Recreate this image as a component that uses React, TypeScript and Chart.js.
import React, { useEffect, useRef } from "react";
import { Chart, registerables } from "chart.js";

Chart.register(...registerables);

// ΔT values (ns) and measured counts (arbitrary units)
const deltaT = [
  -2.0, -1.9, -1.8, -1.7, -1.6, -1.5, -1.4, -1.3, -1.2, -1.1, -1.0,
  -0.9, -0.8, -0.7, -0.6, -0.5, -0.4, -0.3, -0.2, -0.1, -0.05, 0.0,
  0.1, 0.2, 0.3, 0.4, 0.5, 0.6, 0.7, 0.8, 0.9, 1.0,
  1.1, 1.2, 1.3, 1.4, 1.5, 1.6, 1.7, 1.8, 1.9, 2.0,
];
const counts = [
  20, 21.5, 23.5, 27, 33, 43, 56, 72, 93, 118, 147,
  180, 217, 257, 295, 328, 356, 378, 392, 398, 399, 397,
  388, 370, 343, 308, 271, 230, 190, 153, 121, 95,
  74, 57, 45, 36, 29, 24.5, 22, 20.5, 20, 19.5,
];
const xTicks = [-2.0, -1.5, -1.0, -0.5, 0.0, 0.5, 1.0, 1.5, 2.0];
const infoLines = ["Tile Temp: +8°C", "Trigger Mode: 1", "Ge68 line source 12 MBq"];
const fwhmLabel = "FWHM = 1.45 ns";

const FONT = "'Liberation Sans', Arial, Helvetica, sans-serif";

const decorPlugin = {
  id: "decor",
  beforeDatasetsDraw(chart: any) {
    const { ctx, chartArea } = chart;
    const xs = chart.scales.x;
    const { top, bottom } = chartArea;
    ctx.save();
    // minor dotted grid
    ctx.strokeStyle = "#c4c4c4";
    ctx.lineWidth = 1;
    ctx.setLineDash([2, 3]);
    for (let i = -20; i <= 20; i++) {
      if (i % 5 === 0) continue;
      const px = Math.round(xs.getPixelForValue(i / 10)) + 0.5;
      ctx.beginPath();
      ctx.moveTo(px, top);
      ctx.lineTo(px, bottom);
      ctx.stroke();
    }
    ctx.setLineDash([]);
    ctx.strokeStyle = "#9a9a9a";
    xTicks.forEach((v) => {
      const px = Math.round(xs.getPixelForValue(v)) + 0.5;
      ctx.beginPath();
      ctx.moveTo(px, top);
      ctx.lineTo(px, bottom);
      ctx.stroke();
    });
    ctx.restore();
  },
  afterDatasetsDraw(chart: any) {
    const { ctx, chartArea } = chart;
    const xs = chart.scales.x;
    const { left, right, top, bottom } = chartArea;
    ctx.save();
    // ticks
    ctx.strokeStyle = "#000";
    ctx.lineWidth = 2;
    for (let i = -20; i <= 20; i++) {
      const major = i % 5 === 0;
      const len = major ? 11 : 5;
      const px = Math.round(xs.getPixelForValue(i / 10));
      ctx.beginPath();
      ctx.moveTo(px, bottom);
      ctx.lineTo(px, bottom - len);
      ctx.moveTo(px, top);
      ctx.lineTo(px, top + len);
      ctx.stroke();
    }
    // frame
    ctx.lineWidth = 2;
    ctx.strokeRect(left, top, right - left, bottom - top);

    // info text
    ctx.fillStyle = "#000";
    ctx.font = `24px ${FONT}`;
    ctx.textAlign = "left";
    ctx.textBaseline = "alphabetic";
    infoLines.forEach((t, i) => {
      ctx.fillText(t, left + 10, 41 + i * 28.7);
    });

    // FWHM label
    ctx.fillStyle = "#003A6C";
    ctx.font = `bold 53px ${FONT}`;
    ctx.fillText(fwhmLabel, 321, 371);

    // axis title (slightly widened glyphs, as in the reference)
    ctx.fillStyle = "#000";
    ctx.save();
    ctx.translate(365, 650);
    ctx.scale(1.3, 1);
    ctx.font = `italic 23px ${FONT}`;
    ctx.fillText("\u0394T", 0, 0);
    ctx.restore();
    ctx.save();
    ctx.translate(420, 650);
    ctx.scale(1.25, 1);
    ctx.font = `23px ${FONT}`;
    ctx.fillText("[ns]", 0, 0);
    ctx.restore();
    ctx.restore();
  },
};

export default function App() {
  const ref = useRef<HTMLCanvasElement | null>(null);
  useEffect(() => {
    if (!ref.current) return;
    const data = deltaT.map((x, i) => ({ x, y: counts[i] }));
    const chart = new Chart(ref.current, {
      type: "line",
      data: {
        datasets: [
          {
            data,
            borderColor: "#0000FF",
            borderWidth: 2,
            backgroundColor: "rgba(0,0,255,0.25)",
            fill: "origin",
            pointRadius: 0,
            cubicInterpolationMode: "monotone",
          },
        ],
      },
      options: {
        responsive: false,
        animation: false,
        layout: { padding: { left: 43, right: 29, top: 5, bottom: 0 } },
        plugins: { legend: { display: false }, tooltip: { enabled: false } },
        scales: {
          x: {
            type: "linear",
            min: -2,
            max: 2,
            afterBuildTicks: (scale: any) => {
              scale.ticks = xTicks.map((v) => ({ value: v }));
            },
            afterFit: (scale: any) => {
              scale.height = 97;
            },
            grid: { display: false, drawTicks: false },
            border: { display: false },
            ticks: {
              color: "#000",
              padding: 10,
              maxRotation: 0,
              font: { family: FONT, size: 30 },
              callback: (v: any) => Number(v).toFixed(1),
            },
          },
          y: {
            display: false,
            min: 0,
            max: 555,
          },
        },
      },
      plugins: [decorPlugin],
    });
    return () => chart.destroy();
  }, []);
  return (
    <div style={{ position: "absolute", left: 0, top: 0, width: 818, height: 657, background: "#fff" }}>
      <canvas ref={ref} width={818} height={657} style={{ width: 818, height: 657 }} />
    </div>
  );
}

* Short exercise: Starting at the first line of the material above, reproduce each line exactly up to and including the line with "Chart.register(...registerables);".

* Answer to the problem:
Recreate this image as a component that uses React, TypeScript and Chart.js.
import React, { useEffect, useRef } from "react";
import { Chart, registerables } from "chart.js";

Chart.register(...registerables);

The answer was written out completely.